En los años 80 yo volaba alto. Después de aprender de mi padre Fred, un constructor de Brooklyn y Queens, las esencias de la promoción inmobiliaria, llegué a ser uno de los grandes en Manhattan, construyendo el rascacielos Trump Tower, el Hotel Grand Hyatt, y muchos otros grandes edificios. Tenía un yate, un avión y un libro “bestseller”.
Los titulares de una revista decían: TODO LO QUE ÉL TOCA SE CONVIERTE EN ORO, y así lo creía yo. Nunca había conocido la adversidad. Pasé directamente de Warthon a la opulencia. Incluso en mercados modestos, compré propiedades baratas e hice un montón de dinero con ellas. Empecé a pensar que era algo fácil.
A finales de los 80 perdí la perspectiva. Había viajado a Europa para asistir a pases de moda, y ni siquiera miraba la ropa. Mi falta de atención estaba matando mi negocio. Entonces, el mercado inmobiliario se hundió. Debía miles de millones de dólares: 9,2 para ser exactos. Eso es nueve mil doscientos millones de dólares.
Ya he contado esta historia algunas veces antes, pero vale la pena repetirla: durante el “crash”, pasé al lado de un vagabundo en la calle y me di cuenta de que él valía 9.200 millones de dólares más que yo. Había visto un montón de amigos caer en la ruina, y nunca había vuelto a saber de ellos.

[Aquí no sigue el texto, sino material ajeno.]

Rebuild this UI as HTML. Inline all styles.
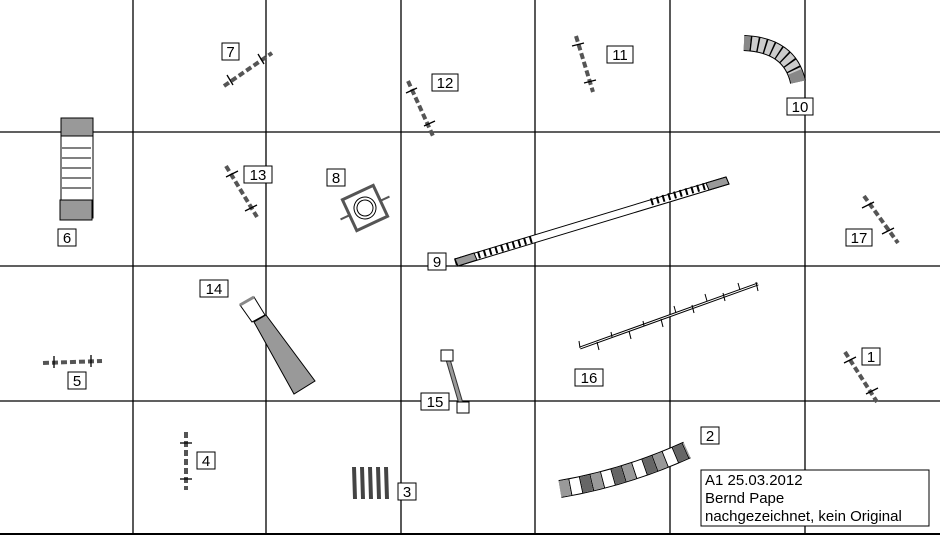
<!DOCTYPE html>
<html><head><style>body{margin:0;background:#fff}svg{display:block}text{font-family:"Liberation Sans",sans-serif;font-size:15px}</style></head><body>
<svg width="940" height="536" viewBox="0 0 940 536" xmlns="http://www.w3.org/2000/svg">
<rect width="940" height="536" fill="#fff"/>
<g stroke="#000" stroke-width="1.3">
<line x1="133" y1="0" x2="133" y2="534"/><line x1="266" y1="0" x2="266" y2="534"/><line x1="401" y1="0" x2="401" y2="534"/><line x1="535" y1="0" x2="535" y2="534"/><line x1="670" y1="0" x2="670" y2="534"/><line x1="805" y1="0" x2="805" y2="534"/>
<line x1="0" y1="132" x2="940" y2="132"/><line x1="0" y1="266" x2="940" y2="266"/><line x1="0" y1="401" x2="940" y2="401"/>
<line x1="0" y1="534" x2="940" y2="534" stroke-width="2"/>
</g>
<g fill="#fff" stroke="#000" stroke-width="1">
<rect x="222" y="43" width="17" height="17"/><rect x="432" y="74" width="26" height="17"/><rect x="607" y="46" width="26" height="17"/><rect x="787" y="98" width="26" height="17"/>
<rect x="244" y="166" width="28" height="17"/><rect x="327" y="169" width="18" height="17"/><rect x="58" y="229" width="18" height="17"/><rect x="846" y="229" width="26" height="17"/>
<rect x="428" y="253" width="18" height="17"/><rect x="200" y="280" width="28" height="17"/><rect x="68" y="372" width="18" height="17"/><rect x="575" y="369" width="28" height="17"/>
<rect x="862" y="348" width="18" height="17"/><rect x="421" y="393" width="28" height="17"/><rect x="701" y="427" width="18" height="17"/><rect x="197" y="452" width="18" height="17"/><rect x="398" y="483" width="18" height="17"/>
<rect x="701" y="470" width="228" height="56"/>
</g>
<g fill="#000" text-anchor="middle">
<text x="230.5" y="57">7</text><text x="445" y="88">12</text><text x="620" y="60">11</text><text x="800" y="112">10</text>
<text x="258" y="180">13</text><text x="336" y="183">8</text><text x="67" y="243">6</text><text x="859" y="243">17</text>
<text x="437" y="267">9</text><text x="214" y="294">14</text><text x="77" y="386">5</text><text x="589" y="383">16</text>
<text x="871" y="362">1</text><text x="435" y="407">15</text><text x="710" y="441">2</text><text x="206" y="466">4</text><text x="407" y="497">3</text>
</g>
<g fill="#000"><text x="705" y="485">A1 25.03.2012</text><text x="705" y="503">Bernd Pape</text><text x="705" y="521">nachgezeichnet, kein Original</text></g>
<g stroke="#555" stroke-width="4" stroke-dasharray="6 3">
<line x1="224" y1="86" x2="272" y2="53"/><line x1="408" y1="81" x2="433" y2="136"/><line x1="576" y1="36" x2="593" y2="92"/>
<line x1="226" y1="166" x2="257" y2="217"/><line x1="864" y1="196" x2="898" y2="243"/><line x1="43" y1="363" x2="102" y2="361"/>
<line x1="845" y1="352" x2="877" y2="402"/><line x1="186" y1="432" x2="186" y2="490"/>
</g>
<g stroke="#000" stroke-width="1.3">
<line x1="227" y1="75" x2="233" y2="85"/><line x1="258" y1="54" x2="264" y2="64"/>
<line x1="406" y1="93" x2="417" y2="88"/><line x1="424" y1="126" x2="435" y2="121"/>
<line x1="572" y1="46" x2="584" y2="43"/><line x1="584" y1="83" x2="596" y2="80"/>
<line x1="226" y1="177" x2="238" y2="171"/><line x1="245" y1="211" x2="257" y2="205"/>
<line x1="54" y1="356" x2="54" y2="368"/><line x1="91" y1="355" x2="91" y2="367"/>
<line x1="180" y1="443" x2="192" y2="443"/><line x1="180" y1="479" x2="192" y2="479"/>
<line x1="844" y1="363" x2="856" y2="357"/><line x1="866" y1="394" x2="878" y2="388"/>
<line x1="862" y1="208" x2="874" y2="202"/><line x1="882" y1="234" x2="894" y2="228"/>
</g>
<rect x="61" y="118" width="32" height="100" fill="#fff" stroke="#000"/>
<rect x="61" y="118" width="32" height="18" fill="#999" stroke="#000"/><rect x="60" y="200" width="32" height="20" fill="#999" stroke="#000"/>
<g stroke="#000"><line x1="62" y1="148" x2="91" y2="148"/><line x1="62" y1="158" x2="91" y2="158"/><line x1="62" y1="168" x2="91" y2="168"/><line x1="62" y1="178" x2="91" y2="178"/><line x1="62" y1="188" x2="91" y2="188"/></g>
<path d="M744 43 Q790 45 798 82" fill="none" stroke="#000" stroke-width="16"/>
<path d="M744 43 Q790 45 798 82" fill="none" stroke="#ccc" stroke-width="14" stroke-dasharray="6 1.5"/>
<path d="M744 43 Q790 45 798 82" fill="none" stroke="#888" stroke-width="14" stroke-dasharray="6 50 0"/>
<g transform="rotate(-25 365 208)"><rect x="348" y="191" width="34" height="34" fill="#fff" stroke="#555" stroke-width="3"/><circle cx="365" cy="208" r="11" fill="#fff" stroke="#000"/><circle cx="365" cy="208" r="8" fill="#fff" stroke="#000"/><line x1="338" y1="208" x2="348" y2="208" stroke="#555" stroke-width="2"/><line x1="382" y1="208" x2="392" y2="208" stroke="#555" stroke-width="2"/></g>
<polygon points="455,259 726,177 729,184 458,266" fill="#fff" stroke="#000"/>
<line x1="455" y1="262" x2="533" y2="239" stroke="#000" stroke-width="7" stroke-dasharray="2 4"/>
<polygon points="455,259 474,253 477,260 458,266" fill="#999" stroke="#000"/>
<polygon points="706,183 726,177 729,184 709,190" fill="#999" stroke="#000"/>
<line x1="651" y1="202" x2="706" y2="186" stroke="#000" stroke-width="7" stroke-dasharray="2 4"/>
<polyline points="580,348 758,284" fill="none" stroke="#000" stroke-width="3"/><polyline points="580,348 758,284" fill="none" stroke="#fff" stroke-width="1"/>
<g stroke="#000"><line x1="579" y1="341" x2="580" y2="348"/><line x1="597" y1="342" x2="599" y2="350"/><line x1="611" y1="332" x2="612" y2="337"/><line x1="629" y1="331" x2="631" y2="339"/><line x1="643" y1="321" x2="644" y2="326"/><line x1="661" y1="319" x2="663" y2="327"/><line x1="674" y1="306" x2="676" y2="313"/><line x1="692" y1="305" x2="694" y2="313"/><line x1="705" y1="294" x2="707" y2="301"/><line x1="723" y1="293" x2="725" y2="301"/><line x1="738" y1="283" x2="740" y2="290"/><line x1="756" y1="282" x2="758" y2="291"/></g>
<polygon points="240,305 254,297 265,315 252,322" fill="#fff" stroke="#000"/>
<polygon points="254,322 266,315 315,381 294,394" fill="#999" stroke="#000"/>
<line x1="240" y1="305" x2="254" y2="297" stroke="#888" stroke-width="3"/>
<line x1="447" y1="356" x2="462" y2="407" stroke="#333" stroke-width="5"/><line x1="447" y1="356" x2="462" y2="407" stroke="#999" stroke-width="3"/>
<rect x="441" y="350" width="12" height="11" fill="#fff" stroke="#000"/><rect x="457" y="402" width="12" height="11" fill="#fff" stroke="#000"/>
<g stroke="#444" stroke-width="4"><line x1="354" y1="467" x2="355" y2="499"/><line x1="362" y1="467" x2="363" y2="499"/><line x1="370" y1="467" x2="371" y2="499"/><line x1="378" y1="467" x2="379" y2="499"/><line x1="386" y1="467" x2="387" y2="499"/></g>
<path d="M560 489 Q625 478 687 450" fill="none" stroke="#000" stroke-width="18"/>
<path d="M560 489 Q625 478 687 450" fill="none" stroke="#fff" stroke-width="16" stroke-dasharray="10 1"/>
<path d="M560 489 Q625 478 687 450" fill="none" stroke="#999" stroke-width="16" stroke-dasharray="10 23"/>
<path d="M560 489 Q625 478 687 450" fill="none" stroke="#666" stroke-width="16" stroke-dasharray="10 23" stroke-dashoffset="-22"/>
</svg>
</body></html>
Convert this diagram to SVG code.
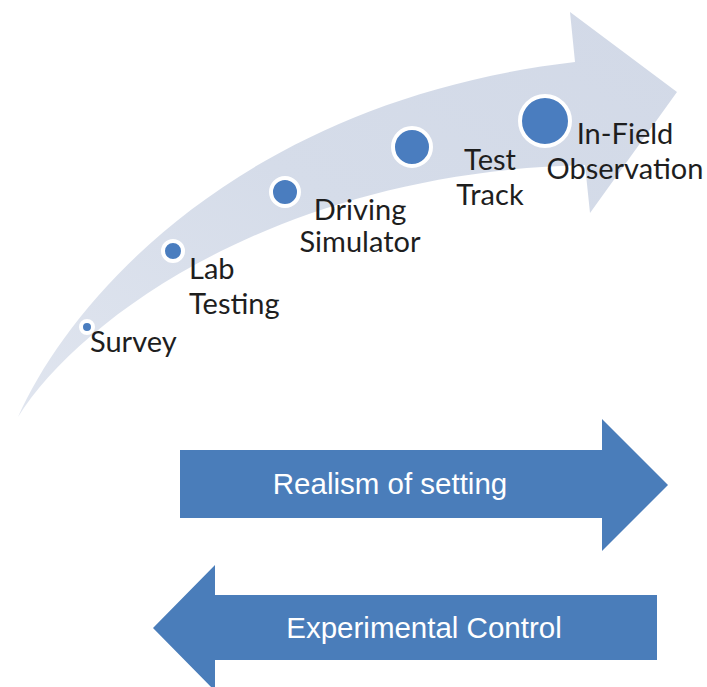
<svg xmlns="http://www.w3.org/2000/svg" width="707" height="687" viewBox="0 0 707 687">
<defs>
<linearGradient id="bandGrad" x1="0" y1="1" x2="1" y2="0">
<stop offset="0" stop-color="#e0e5ef"/>
<stop offset="0.5" stop-color="#d5dce9"/>
<stop offset="1" stop-color="#d2d9e7"/>
</linearGradient>
<style>
.stage{fill:#4a7dbf;stroke:#ffffff;stroke-width:4}
.lbl{font-family:Lato,"Open Sans",sans-serif;font-size:29px;fill:#1e1e1e}
.big{fill:#4a7dba}
.btxt{font-family:"Liberation Sans",Arial,sans-serif;font-size:29.5px;fill:#ffffff;text-anchor:middle}
</style>
</defs>
<rect width="707" height="687" fill="#ffffff"/>
<g id="connectors">
<path id="curved-arrow" d="M18,417 C75,290 250,100 575,62 L570,12 L677,92 L590,213 L585,165 C280,172 80,318 18,417 Z" fill="url(#bandGrad)"/>
</g>
<g id="survey">
<circle class="stage" cx="87" cy="327" r="6"/>
<text class="lbl" x="90" y="352">Survey</text>
</g>
<g id="lab-testing">
<circle class="stage" cx="173" cy="251" r="10"/>
<text class="lbl" x="189" y="279">Lab</text>
<text class="lbl" x="189" y="314">Testing</text>
</g>
<g id="driving-simulator">
<circle class="stage" cx="285" cy="192" r="14"/>
<text class="lbl" x="360" y="220" text-anchor="middle">Driving</text>
<text class="lbl" x="360" y="252" text-anchor="middle">Simulator</text>
</g>
<g id="test-track">
<circle class="stage" cx="412" cy="147" r="19"/>
<text class="lbl" x="490" y="170" text-anchor="middle">Test</text>
<text class="lbl" x="490" y="205" text-anchor="middle">Track</text>
</g>
<g id="in-field">
<circle class="stage" cx="545" cy="121" r="25"/>
<text class="lbl" x="625" y="144" text-anchor="middle">In-Field</text>
<text class="lbl" x="625" y="179" text-anchor="middle">Observation</text>
</g>
<g id="realism">
<polygon class="big" points="180,450 602,450 602,419 668,485 602,551 602,518 180,518"/>
<text class="btxt" x="390" y="494">Realism of setting</text>
</g>
<g id="control">
<polygon class="big" points="657,595 215,595 215,565 153,628 215,691 215,660 657,660"/>
<text class="btxt" x="424" y="638">Experimental Control</text>
</g>
</svg>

Los medios de comunicación me desayunaban todos los días. La revista Forbes, Business Week, Fortune, The Wall Street Journal, The New York Times… todos ellos publicaron grandes historias acerca de mi crisis, y parecía que un montón de gente se alegraba de ello.
Nunca olvidaré el peor momento. Eran las 3 de la madrugada. El Citybank me llamó a mi casa en el Trump Tower. Querían que fuera a sus oficinas inmediatamente para negociar nuevas condiciones con algunos bancos extranjeros (tres de los noventa y nueve bancos a los que yo debía esos miles de millones).
Es duro cuando tienes que decirle a un banquero que no puedes pagarle los intereses. Ellos no suelen ser muy amigos de esas palabras.
Una persona en Citybank me sugirió que la mejor manera de manejar esa difícil situación era que llamara personalmente a todos los bancos, y eso es exactamente lo que querían que hiciera, a las tres en punto de una fría madrugada de Enero con lluvia. A esa hora no habían taxis, por lo que caminé quince manzanas hasta el Citybank. Cuando llegué allí, estaba empapado.
Ese fue el momento más bajo. Habían treinta banqueros sentados alrededor de una gran mesa. Llamé a un banquero japonés, luego a otro austriaco, y luego a un tercer banquero de un país que no puedo recordar.
En mi libro El Arte de la Negociación, había advertido a los lectores que nunca garantizaran personalmente nada. Bien, yo no había seguido mi propio consejo. De los 9.200 millones de dólares que debía, había avalado personalmente mil millones. Era un pringado, pero un pringado con suerte, y agaché la cabeza negociando con algunos banqueros que lograron para mí un trato justo. Después de haber sido el rey de los ochenta, sobreviví a los principios de los noventa, y en la última mitad de los noventa estaba triunfando otra vez.
Pero aprendí la lección. Hoy en día trabajo igual de duro que cuando era un joven promotor en los 70.
No comentan el error que yo cometí. Manténganse alerta.